İSRAİL'E DESTEK DEVAM ETMEMELİ
Öte yandan Trump'ın İran politikasına yönelik takınacağı tavrın ve İsrail ile Arap ülkeleri arasındaki normalleşme süreçlerinin desteklenmesinin Türkiye açısından ne anlama geldiği tartışıldı. Konuya dair şu ifadelere yer verildi: "İran'a yönelik sert politikaların bölgesel bir çatışmayı tetikleme riski, Türkiye'nin güvenlik politikalarını doğrudan ilgilendirecektir. Aynı şekilde Trump yönetiminin kayıtsız şartsız desteğini elde eden İsrail'in bölgedeki etkinliğinin artması, Doğu Akdeniz'deki güç dengelerini Türkiye'nin aleyhine çevirebilir. Bu gelişmeler, Türkiye'nin bölgesel işbirliği ve dengeleme politikalarını daha da derinleştirme ihtiyacını ortaya çıkarabilir."

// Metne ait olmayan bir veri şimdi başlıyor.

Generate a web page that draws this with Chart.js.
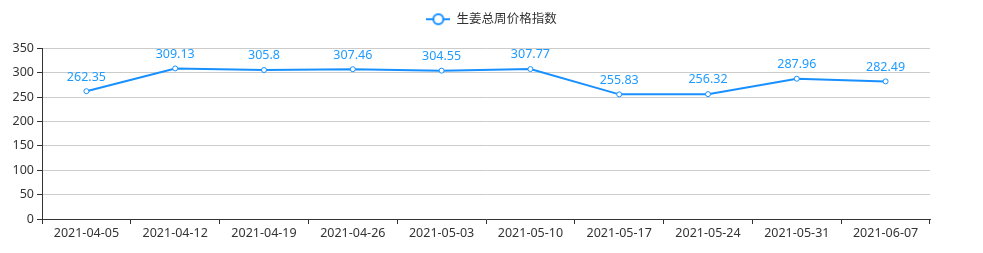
<!DOCTYPE html>
<html>
<head>
<meta charset="utf-8">
<script src="https://cdn.jsdelivr.net/npm/chart.js@4"></script>
<style>
  html, body { margin: 0; padding: 0; background: #fff; }
  #wrap { width: 983px; height: 253px; }
</style>
</head>
<body>
<div id="wrap"><canvas id="priceChart"></canvas></div>
<script>
const weeks = ['2021-04-05', '2021-04-12', '2021-04-19', '2021-04-26', '2021-05-03',
    '2021-05-10', '2021-05-17', '2021-05-24', '2021-05-31', '2021-06-07'];
const priceIndex = [262.35, 309.13, 305.8, 307.46, 304.55, 307.77, 255.83, 256.32, 287.96, 282.49];
const seriesName = '生姜总周价格指数';

const blue = '#1890ff';
const fontFamily = '"Noto Sans", "Noto Sans CJK SC", sans-serif';

// legend icon: short line with hollow circle
const makeIcon = () => {
    const c = document.createElement('canvas');
    c.width = 24; c.height = 14;
    const g = c.getContext('2d');
    g.strokeStyle = blue;
    g.lineWidth = 2;
    g.beginPath(); g.moveTo(0, 7); g.lineTo(24, 7); g.stroke();
    g.fillStyle = '#fff';
    g.beginPath(); g.arc(12, 7, 5, 0, Math.PI * 2); g.fill(); g.stroke();
    return c;
}

// extra gap under the legend
const legendGap = {
    id: 'legendGap',
    beforeInit(chart) {
        const fit = chart.legend.fit;
        chart.legend.fit = function () {
            fit.call(this);
            this.height += 13;
        };
    }
};

const valueLabels = {
    id: 'valueLabels',
    afterDatasetsDraw(chart) {
        const ctx = chart.ctx;
        const meta = chart.getDatasetMeta(0);
        ctx.save();
        ctx.font = '12.5px ' + fontFamily;
        ctx.fillStyle = '#1e9bff';
        ctx.textAlign = 'center';
        ctx.textBaseline = 'bottom';
        meta.data.forEach((pt, i) => {
            ctx.fillText(priceIndex[i], pt.x, pt.y - 8);
        });
        ctx.restore();
    }
};

const ctx = document.getElementById('priceChart').getContext('2d');
const chart = new Chart(ctx, {
    type: 'line',
    data: {
        labels: weeks,
        datasets: [{
            label: seriesName,
            data: priceIndex,
            borderColor: blue,
            borderWidth: 2,
            backgroundColor: '#fff',
            pointBackgroundColor: '#fff',
            pointBorderColor: blue,
            pointBorderWidth: 1,
            pointRadius: 2.5,
            pointStyle: 'circle',
            tension: 0
        }]
    },
    options: {
        responsive: true,
        maintainAspectRatio: false,
        animation: false,
        layout: {
            padding: { left: 0, right: 0, top: 3, bottom: 10 }
        },
        scales: {
            x: {
                offset: true,
                grid: {
                    offset: true,
                    drawOnChartArea: false,
                    color: '#333',
                    tickLength: 5
                },
                border: { color: '#333', width: 1 },
                ticks: {
                    color: '#333',
                    font: { size: 12.5, family: fontFamily },
                    maxRotation: 0,
                    autoSkip: false,
                    padding: 2
                }
            },
            y: {
                min: 0,
                max: 350,
                afterFit: (scale) => { scale.width = 42; },
                grid: {
                    color: '#ccc',
                    tickColor: '#333',
                    tickLength: 5
                },
                border: { color: '#333', width: 1 },
                ticks: {
                    stepSize: 50,
                    color: '#333',
                    font: { size: 12.5, family: fontFamily },
                    padding: 3
                }
            },
            // empty right axis, only keeps the margin
            spacer: {
                type: 'linear',
                position: 'right',
                grid: { display: false },
                border: { display: false },
                ticks: { display: false },
                afterFit: (scale) => { scale.width = 53; }
            }
        },
        plugins: {
            legend: {
                position: 'top',
                labels: {
                    usePointStyle: true,
                    pointStyle: makeIcon(),
                    pointStyleWidth: 24,
                    color: '#333',
                    font: { size: 12.5, family: fontFamily },
                    padding: 10
                }
            },
            tooltip: { enabled: false }
        }
    },
    plugins: [legendGap, valueLabels]
});
</script>
</body>
</html>
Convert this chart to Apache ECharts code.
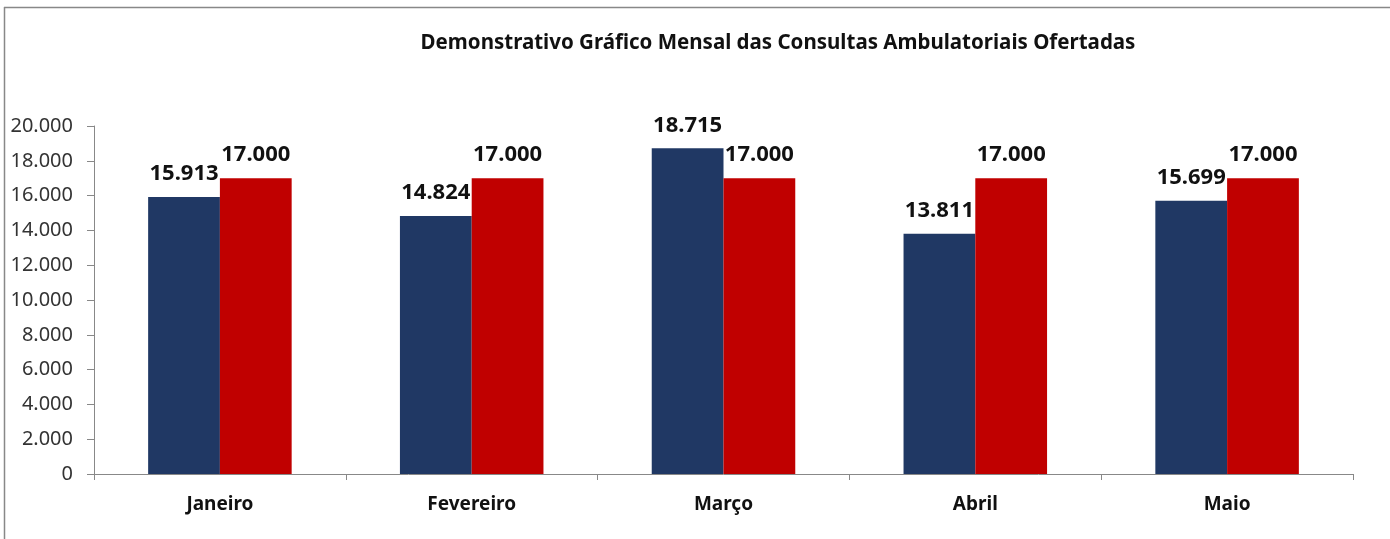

Milli İstihbarat Akademisi'nin analizinde Mısır ve Yunanistan ile diyalog sürecine de değinildi. Bölgesel istikrarı önceleyen girişimlerin sürdürülmesinin Türkiye'nin bölgede ve Doğu Akdeniz'deki çıkarlarını koruma çabalarına katkı sağlayacağı belirtildi.
TÜRKİYE İÇİN FIRSAT OLABİLİR
Ukrayna krizi konusunda ABD'nin yeni yönetiminin çatışmalara son verme çabası içinde olmasının Türkiye için Karadeniz'de istikrar ve ekonomik fırsatlar yaratabileceği vurgulandı ve Ukrayna'nın yeniden inşasında Türk firmalarının rol almasının, Türkiye-ABD ilişkilerini güçlendirebilecek bir fırsat olduğu ifade edildi. Analizde ayrıca, Trump'ın Çin'e yönelik politikalarının, ABD'nin ekonomik üstünlüğünü desteklemek amacıyla gümrük vergileri ve yaptırımlar gibi araçlarla şekilleneceği belirtilerek, bu sürecin Türkiye için yeni tedarik zinciri fırsatları ve enerji projeleri yaratabileceği kaydedildi.